In The Neurobiology of Depression Jerzy Vetulani outlines the results of empirical research on depression. He points out the important factors correlated with this phenomenon, underlining the role of neurotransmitters (e.g. monoamine neurotransmitters), stress (including neonatal stress) and changes in brain structure (such as decrease in the volume of frontal cortex). Despite the growing body of knowledge concerning depression, Vetulani claims that the neurobiological processes underlying this disease are still poorly understood.
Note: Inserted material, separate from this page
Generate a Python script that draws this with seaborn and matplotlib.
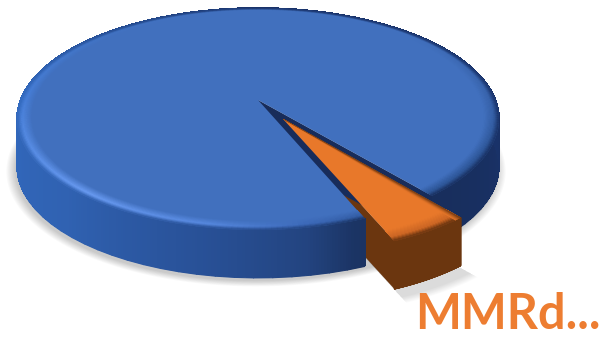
import numpy as np
import matplotlib
matplotlib.use("Agg")
import matplotlib.pyplot as plt
from matplotlib.collections import PolyCollection
from matplotlib.transforms import Transform
import seaborn as sns

# Slice data
slice_names = ["Other", "MMRd"]
slice_values = [95.2, 4.8]
slice_explode = [0, 0.2]
label_text = "MMRd..."

sns.set_theme(style="white")
palette = sns.color_palette(["#4170BE", "#E8782A"])
LABEL_COLOR = "#ED7D31"

# Camera for the tilted disc, in pixel units
CX, CY = 258.0, 100.0
AX_X, AX_Y = 237.4, 107.7
PERSP = 0.171
DEPTH = 48.0


def project(u, v, z=0.0):
    u, v = np.asarray(u, float), np.asarray(v, float)
    w = 1 + PERSP * v
    return CX + AX_X * u / w, CY - AX_Y * v / w + z


class DiscTransform(Transform):
    input_dims = output_dims = 2
    is_separable = False
    has_inverse = False

    def transform_non_affine(self, values):
        x, y = project(values[:, 0], values[:, 1])
        return np.column_stack([x, y])


def shade(table, angles):
    a = ((np.asarray(angles) + 180) % 360) - 180
    keys = np.array(sorted(table))
    rgb = np.array([table[k] for k in keys], float) / 255
    return np.column_stack([np.interp(a, keys, rgb[:, i]) for i in range(3)])


SIDE_BLUE = {-180: (50, 105, 190), -135: (48, 98, 178), -100: (40, 80, 150),
             -80: (35, 68, 128), -70: (27, 52, 100), -50: (24, 46, 92),
             0: (25, 50, 105), 90: (25, 50, 105), 180: (50, 105, 190)}
GLOW_BLUE = {-180: (72, 128, 218), -130: (108, 158, 245), -100: (88, 138, 225),
             -80: (60, 105, 185), -60: (45, 85, 150), -30: (45, 85, 150),
             0: (55, 98, 170), 45: (65, 112, 190), 90: (65, 112, 190),
             135: (65, 115, 195), 180: (72, 128, 218)}


def rim_quads(wedge, z0, z1, table=None, color=None, n=600, smooth_edge=False):
    """Outer wall of a wedge as a strip of quads."""
    t = np.linspace(wedge.theta1, wedge.theta2, n)
    cx, cy = wedge.center
    x, y = cx + wedge.r * np.cos(np.radians(t)), cy + wedge.r * np.sin(np.radians(t))
    xa, ya = project(x, y, z0)
    xb, yb = project(x, y, z1)
    polys = [[(xa[i], ya[i]), (xa[i + 1], ya[i + 1]), (xb[i + 1], yb[i + 1]), (xb[i], yb[i])]
             for i in range(n - 1)]
    tm = (t[:-1] + t[1:]) / 2
    cols = shade(table, tm) if table else np.tile(color, (n - 1, 1))
    if smooth_edge:
        return PolyCollection(polys, facecolors=cols, edgecolors=cols, linewidths=0.8)
    return PolyCollection(polys, facecolors=cols, edgecolors=cols, linewidths=0.6,
                          antialiaseds=False)


def bevel_quads(wedge, top, glow_at, outer_at, width=0.05, rings=12, n=300):
    """Rounded edge of the top face: top colour, highlight, then wall colour."""
    t = np.linspace(wedge.theta1, wedge.theta2, n)
    tm = (t[:-1] + t[1:]) / 2
    glow, outer = glow_at(tm), outer_at(tm)
    cx, cy = wedge.center
    polys, cols = [], []
    fr = np.linspace(0, 1, rings + 1)
    for j in range(rings):
        r0, r1 = wedge.r * (1 - width * (1 - fr[j])), wedge.r * (1 - width * (1 - fr[j + 1]))
        f = (fr[j] + fr[j + 1]) / 2
        xa, ya = project(cx + r0 * np.cos(np.radians(t)), cy + r0 * np.sin(np.radians(t)))
        xb, yb = project(cx + r1 * np.cos(np.radians(t)), cy + r1 * np.sin(np.radians(t)))
        if f < 0.65:
            c = np.array(top) + (glow - np.array(top)) * (f / 0.65)
        else:
            c = glow + (outer - glow) * ((f - 0.65) / 0.35)
        for i in range(n - 1):
            polys.append([(xa[i], ya[i]), (xa[i + 1], ya[i + 1]), (xb[i + 1], yb[i + 1]), (xb[i], yb[i])])
            cols.append(c[i])
    return PolyCollection(polys, facecolors=cols, edgecolors=cols, linewidths=0.3)


def edge_bevel(wedge, angle, side, top, dark, width=0.028, rings=8):
    """Darkening strip along one straight edge of a wedge."""
    cx, cy = wedge.center
    d = np.array([np.cos(np.radians(angle)), np.sin(np.radians(angle))])
    nrm = np.array([-d[1], d[0]]) * side
    top, dark = np.array(top), np.array(dark)
    for j in range(rings):
        o0, o1 = width * (1 - j / rings), width * (1 - (j + 1) / rings)
        f = (j + 0.5) / rings
        # The strip tapers to nothing at the tip of the slice
        tip = np.array([cx, cy])
        end = tip + d * wedge.r
        pts = np.array([tip, end + nrm * o0, end + nrm * o1])
        x, y = project(pts[:, 0], pts[:, 1])
        c = tuple(top + (dark - top) * f ** 1.5)
        ax.fill(x, y, color=c, lw=0.2, zorder=12)


def radial_wall(wedge, angle, color, zorder):
    cx, cy = wedge.center
    ex, ey = cx + wedge.r * np.cos(np.radians(angle)), cy + wedge.r * np.sin(np.radians(angle))
    xa, ya = project([cx, ex], [cy, ey])
    xb, yb = project([ex, cx], [ey, cy], DEPTH)
    ax.fill(np.r_[xa, xb], np.r_[ya, yb], color=color, lw=0, zorder=zorder)


fig = plt.figure(figsize=(6.03, 3.38), dpi=100)
ax = fig.add_axes([0, 0, 1, 1])
wedges, _ = ax.pie(slice_values, explode=slice_explode, startangle=-50.5,
                   colors=palette, frame=False)
ax.set_aspect("auto")
ax.set_xlim(0, 603)
ax.set_ylim(338, 0)
ax.axis("off")
blue, orange = wedges
orange.set_radius(0.97)

disc = DiscTransform() + ax.transData
blue.set_transform(disc)
orange.set_transform(disc)
blue.set_zorder(5)
orange.set_zorder(10)
blue.set_linewidth(0)
orange.set_linewidth(0)

# Soft ground shadow under both pieces
t_all = np.linspace(0, 2 * np.pi, 240)
for scale in np.linspace(1.035, 1.0, 9):
    sx, sy = project(scale * np.cos(t_all), scale * np.sin(t_all), DEPTH + 3)
    ax.fill(sx - 2, sy, color="black", alpha=0.022, lw=0, zorder=1)
    t_o = np.radians(np.linspace(orange.theta1, orange.theta2, 30))
    ox = np.r_[orange.center[0], orange.center[0] + scale * np.cos(t_o)]
    oy = np.r_[orange.center[1], orange.center[1] + scale * np.sin(t_o)]
    px, py = project(ox, oy, DEPTH + 4)
    ax.fill(px + 3, py, color="black", alpha=0.016, lw=0, zorder=1)

# Orange cut face sits behind the blue body
ORANGE_WALL = (0.42, 0.21, 0.06)
radial_wall(orange, orange.theta1, ORANGE_WALL, 2)

# Blue body: a smooth-edged underlay, then a fine gradient without seams
ax.add_collection(rim_quads(blue, 0, DEPTH, table=SIDE_BLUE, n=90, smooth_edge=True),
                  autolim=False).set_zorder(3)
ax.add_collection(rim_quads(blue, 0, DEPTH - 1.2, table=SIDE_BLUE), autolim=False).set_zorder(3.5)
radial_wall(blue, blue.theta1, (24 / 255, 44 / 255, 90 / 255), 4)
top_blue = palette[0]
ax.add_collection(bevel_quads(blue, top_blue, lambda a: shade(GLOW_BLUE, a),
                              lambda a: shade(SIDE_BLUE, a), width=0.06), autolim=False).set_zorder(6)

# Orange front, drawn over the blue body
ax.add_collection(rim_quads(orange, 0, DEPTH, color=ORANGE_WALL, smooth_edge=True),
                  autolim=False).set_zorder(9)
top_orange = palette[1]
ax.add_collection(bevel_quads(orange, top_orange,
                              lambda a: np.tile((0.80, 0.40, 0.14), (len(a), 1)),
                              lambda a: np.tile(ORANGE_WALL, (len(a), 1)),
                              width=0.07), autolim=False).set_zorder(11)
edge_bevel(orange, orange.theta2, -1, top_orange, ORANGE_WALL)

ax.text(415, 329, label_text, color=LABEL_COLOR, fontsize=35, fontweight="bold",
        family=["Lato", "DejaVu Sans"], ha="left", va="baseline", zorder=13)

fig.savefig("out.png", dpi=100)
The subsequent paper, The Moral Brain: Is There a Link Between Neurobiology and Morality?, by Dominika Dudek, Rafał Jaeschke and Marcin Siwek, aims at identifying the neural underpinnings of morality. In the first part, they indicate the difficulties with the conceptualization of the main categories within morality, as well as the relative character of moral valence of action. After clarifying some key notions, Dudek, Jaeschke and Siwek make an attempt to answer the question of whether neuroscience can provide us with an explanation of morally valent behaviour. A survey of empirical research on this issue (such as the trolley problem experiments, neuropathologies, and the data derived from psychopathy) leads to the conclusion that, despite only fragmentary understanding of neural substrates of moral behaviour, one should acknowledge that the neurobiology of morality is no longer an abstraction.
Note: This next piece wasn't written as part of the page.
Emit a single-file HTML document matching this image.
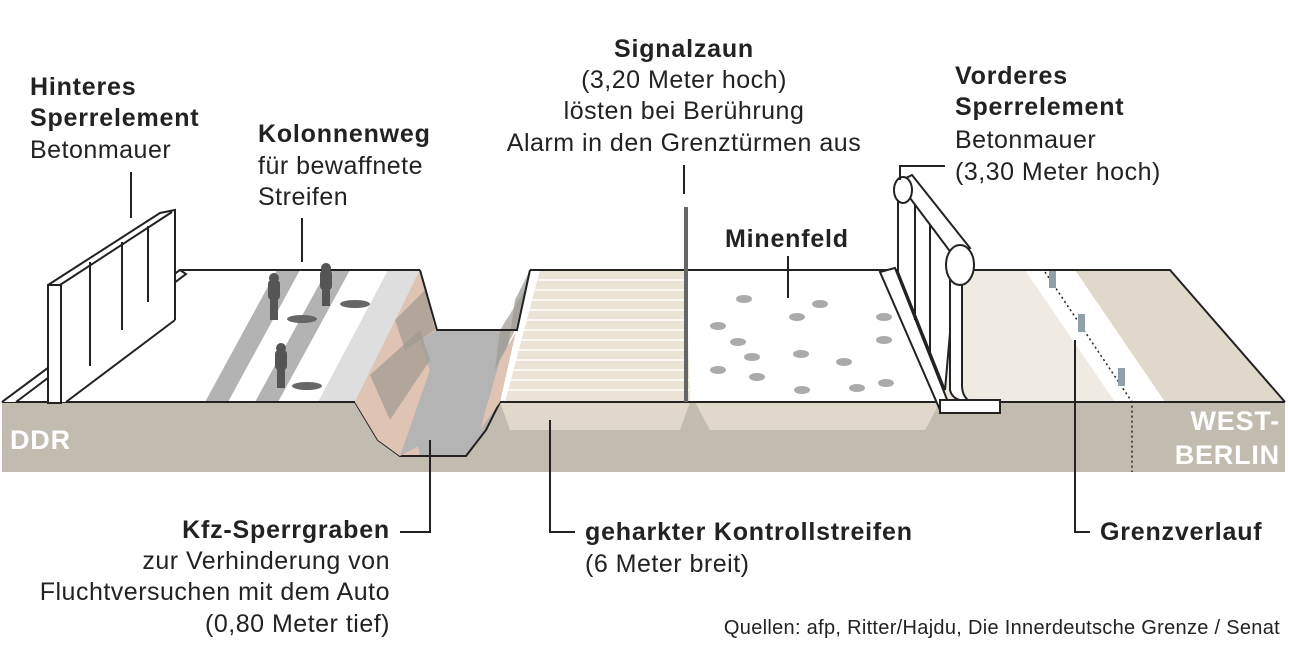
<!DOCTYPE html>
<html><head><meta charset="utf-8"><style>
html,body{margin:0;padding:0;background:#fff}
svg{display:block}
text{font-family:"Liberation Sans","DejaVu Sans",sans-serif;fill:#222;font-size:25px;letter-spacing:0.5px}
.b{font-weight:bold;font-size:25px;letter-spacing:0.8px}
</style></head><body>
<svg width="1292" height="656" viewBox="0 0 1292 656" xmlns="http://www.w3.org/2000/svg">
<rect x="2" y="402" width="1283" height="70" fill="#c2bcb0"/>
<path d="M355,402 L378,440 L400,456 L466,456 L486,430 L500,402 Z" fill="#b4b4b4"/>
<path d="M355,402 L378,440 L400,456 L420,456 L410,402 Z" fill="#dfc3b3"/>
<path d="M355,402 L378,440 L400,456 L466,456 L486,430 L500,402" fill="none" stroke="#222" stroke-width="2"/>
<path d="M500,402 L690,402 L680,430 L510,430 Z" fill="#e0d9cb"/>
<path d="M695,402 L940,402 L925,430 L710,430 Z" fill="#e0d9cb"/>
<path d="M2,402 L180,270 L420,270 L437,330 L517,330 L530,270 L1170,270 L1285,402 Z" fill="#fff"/>
<path d="M205,402 L277,270 L300,270 L228,402 Z" fill="#b3b3b3"/>
<path d="M255,402 L327,270 L350,270 L278,402 Z" fill="#b3b3b3"/>
<path d="M318,402 L388,270 L420,270 L400,330 L355,402 Z" fill="#dedede"/>
<path d="M420,270 L437,330 L517,330 L530,270 L515,300 L500,402 L400,456 L378,440 L355,402 Z" fill="#b4b4b4"/>
<path d="M420,270 L437,330 L420,340 L430,370 L400,456 L378,440 L355,402 Z" fill="#dfc3b3"/>
<path d="M370,375 L420,330 L430,360 L390,420 Z" fill="#9e9a90" opacity=".7"/>
<path d="M395,320 L425,290 L435,330 L405,350 Z" fill="#9e9a90" opacity=".7"/>
<path d="M530,270 L517,330 L500,360 L480,430 L500,402 Z" fill="#dfc3b3"/>
<path d="M525,290 L500,330 L495,370 L515,330 Z" fill="#9e9a90" opacity=".7"/>
<path d="M420,270 L437,330 L517,330 L530,270" fill="none" stroke="#222" stroke-width="2"/>
<path d="M540,270 L686,270 L690,402 L505,402 Z" fill="#ebe4d6"/>
<g stroke="#fff" stroke-width="1.5">
<line x1="538" y1="280" x2="686" y2="280"/><line x1="535" y1="290" x2="686" y2="290"/>
<line x1="532" y1="300" x2="686" y2="300"/><line x1="529" y1="310" x2="686" y2="310"/>
<line x1="526" y1="320" x2="687" y2="320"/><line x1="523" y1="330" x2="687" y2="330"/>
<line x1="520" y1="340" x2="687" y2="340"/><line x1="517" y1="350" x2="688" y2="350"/>
<line x1="514" y1="360" x2="688" y2="360"/><line x1="511" y1="370" x2="688" y2="370"/>
<line x1="508" y1="380" x2="689" y2="380"/><line x1="506" y1="390" x2="689" y2="390"/>
</g>
<path d="M965,270 L1025,270 L1115,402 L940,402 Z" fill="#efebe3"/>
<path d="M1075,270 L1170,270 L1285,402 L1165,402 Z" fill="#e0d9cb"/>
<path d="M1045,272 L1132,402 L1132,472" fill="none" stroke="#222" stroke-width="1.5" stroke-dasharray="2,3"/>
<rect x="1049" y="270" width="7" height="18" fill="#8fa0a8"/>
<rect x="1078" y="314" width="7" height="18" fill="#8fa0a8"/>
<rect x="1118" y="368" width="7" height="18" fill="#8fa0a8"/>
<path d="M2,402 L180,270 L420,270 M530,270 L1170,270 L1285,402" fill="none" stroke="#222" stroke-width="2"/>
<line x1="2" y1="402" x2="355" y2="402" stroke="#222" stroke-width="2"/>
<line x1="500" y1="402" x2="1285" y2="402" stroke="#222" stroke-width="2"/>
<g fill="#aaa">
<ellipse cx="744" cy="299" rx="8" ry="4"/><ellipse cx="820" cy="304" rx="8" ry="4"/>
<ellipse cx="797" cy="317" rx="8" ry="4"/><ellipse cx="884" cy="317" rx="8" ry="4"/>
<ellipse cx="718" cy="326" rx="8" ry="4"/><ellipse cx="738" cy="342" rx="8" ry="4"/>
<ellipse cx="884" cy="340" rx="8" ry="4"/><ellipse cx="752" cy="357" rx="8" ry="4"/>
<ellipse cx="801" cy="354" rx="8" ry="4"/><ellipse cx="844" cy="362" rx="8" ry="4"/>
<ellipse cx="718" cy="370" rx="8" ry="4"/><ellipse cx="757" cy="377" rx="8" ry="4"/>
<ellipse cx="802" cy="390" rx="8" ry="4"/><ellipse cx="857" cy="388" rx="8" ry="4"/>
<ellipse cx="886" cy="383" rx="8" ry="4"/>
</g>
<g fill="#555">
<rect x="268" y="280" width="12" height="20" rx="4"/><circle cx="274" cy="278" r="5"/><rect x="270" y="298" width="8" height="22"/>
<rect x="320" y="270" width="12" height="20" rx="4"/><circle cx="326" cy="268" r="5"/><rect x="322" y="288" width="8" height="18"/>
<rect x="275" y="350" width="12" height="20" rx="4"/><circle cx="281" cy="348" r="5"/><rect x="277" y="368" width="8" height="20"/>
<ellipse cx="302" cy="319" rx="15" ry="4" fill="#666"/><ellipse cx="355" cy="304" rx="15" ry="4" fill="#666"/><ellipse cx="307" cy="386" rx="15" ry="4" fill="#666"/>
</g>
<path d="M2,402 L180,270 L186,274 L16,402" fill="#fff" stroke="#222" stroke-width="2"/>
<path d="M48,285 L48,402 L66,402 L175,320 L175,210 L160,218 Z" fill="#fff"/>
<path d="M48,285 L160,213 L175,210 L175,320 M60,285 L60,402" fill="none" stroke="#222" stroke-width="2"/>
<rect x="48" y="285" width="13" height="118" fill="#fff" stroke="#222" stroke-width="2"/>
<path d="M60,285 L172,212" stroke="#222" stroke-width="2"/>
<path d="M66,402 L175,320" stroke="#222" stroke-width="2"/>
<g stroke="#222" stroke-width="2"><line x1="90" y1="262" x2="90" y2="366"/><line x1="122" y1="242" x2="122" y2="330"/><line x1="148" y1="226" x2="148" y2="302"/></g>
<rect x="684" y="207" width="4" height="195" fill="#666"/>
<path d="M880,272 L895,268 L948,402 L940,410 Z" fill="#fff" stroke="#222" stroke-width="2"/>
<path d="M898,190 L898,272 L945,390 L955,275 L960,250 L910,182 Z" fill="#fff" stroke="#222" stroke-width="2"/>
<g stroke="#222" stroke-width="2"><line x1="915" y1="205" x2="915" y2="320"/><line x1="930" y1="225" x2="930" y2="355"/></g>
<path d="M898,182 L955,258 L970,248 L912,175 Z" fill="#fff" stroke="#222" stroke-width="2"/>
<ellipse cx="903" cy="190" rx="9" ry="13" fill="#fff" stroke="#222" stroke-width="2"/>
<path d="M950,280 L950,390 Q952,398 960,400 L968,400 Q962,395 962,385 L962,280 Z" fill="#fff" stroke="#222" stroke-width="2"/>
<ellipse cx="960" cy="265" rx="14" ry="20" fill="#fff" stroke="#222" stroke-width="2"/>
<rect x="940" y="400" width="60" height="13" fill="#fff" stroke="#222" stroke-width="2"/>
<g stroke="#222" stroke-width="2" fill="none">
<line x1="131" y1="172" x2="131" y2="218"/>
<line x1="302" y1="218" x2="302" y2="262"/>
<line x1="684" y1="165" x2="684" y2="194"/>
<path d="M900,180 L900,166 L945,166"/>
<line x1="788" y1="256" x2="788" y2="298"/>
<path d="M430,440 L430,532 L400,532"/>
<path d="M550,420 L550,532 L575,532"/>
<path d="M1075,340 L1075,532 L1090,532"/>
</g>
<text x="30" y="95" class="b">Hinteres</text>
<text x="30" y="126" class="b">Sperrelement</text>
<text x="30" y="158">Betonmauer</text>
<text x="258" y="142" class="b">Kolonnenweg</text>
<text x="258" y="174">für bewaffnete</text>
<text x="258" y="205">Streifen</text>
<g text-anchor="middle">
<text x="684" y="57" class="b">Signalzaun</text>
<text x="684" y="88">(3,20 Meter hoch)</text>
<text x="684" y="119">lösten bei Berührung</text>
<text x="684" y="151">Alarm in den Grenztürmen aus</text>
</g>
<text x="955" y="84" class="b">Vorderes</text>
<text x="955" y="115" class="b">Sperrelement</text>
<text x="955" y="148">Betonmauer</text>
<text x="955" y="180">(3,30 Meter hoch)</text>
<text x="725" y="247" class="b">Minenfeld</text>
<text x="10" y="449" class="b" style="fill:#fff;font-size:27px">DDR</text>
<text x="1280" y="430" text-anchor="end" class="b" style="fill:#fff;font-size:27px">WEST-</text>
<text x="1280" y="464" text-anchor="end" class="b" style="fill:#fff;font-size:27px">BERLIN</text>
<g text-anchor="end">
<text x="390" y="538" class="b">Kfz-Sperrgraben</text>
<text x="390" y="569">zur Verhinderung von</text>
<text x="390" y="600">Fluchtversuchen mit dem Auto</text>
<text x="390" y="632">(0,80 Meter tief)</text>
</g>
<text x="585" y="540" class="b">geharkter Kontrollstreifen</text>
<text x="585" y="572">(6 Meter breit)</text>
<text x="1100" y="540" class="b">Grenzverlauf</text>
<text x="1280" y="634" text-anchor="end" style="font-size:20px;letter-spacing:0.3px">Quellen: afp, Ritter/Hajdu, Die Innerdeutsche Grenze / Senat</text>
</svg>
</body></html>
The goal of Bram T. Heerebout and R. Hans Phaf’s paper Behavioral Benefits and Neural Costs in Simulated Evolution is to substantiate the claim that time constraints imposed on the brain play an essential role in behaviour, and can explain actions that intuitively seem maladaptive. First, they argue that computational modelling methods provide insights which overcome shortcomings of theoretical evolutionary psychology. In the subsequent part of the paper, Heerebout and Phaf argue that evolutionary simulations based on these methods show that affective processes may be maladaptive, but on the whole they endow the organism with fitness-enhancing capabilities.
In the last paper of the volume, On (Un)Happiness From the Viewpoint of Evolutionary Theory and Neuroscience, Wojciech Załuski collects insights pertaining to the problem of happiness that come from philosophy, evolutionary theory and neuroscience. Załuski distinguishes between three types of questions related to happiness: the conceptual (what is happiness?), the empirical (what are the conditions of happiness?), and the axiological (can happiness be an ethical ideal?). He argues that evolutionary theory and neuroscience can provide us with insights only in regard to the empirical question, the other two questions remaining beyond the limits of scientific explanation.
The papers collected in this volume have been written within the research project The Limits of Scientific Explanation, carried out at the Copernicus Center for Interdisciplinary Studies in Kraków and sponsored by the John Templeton Foundation.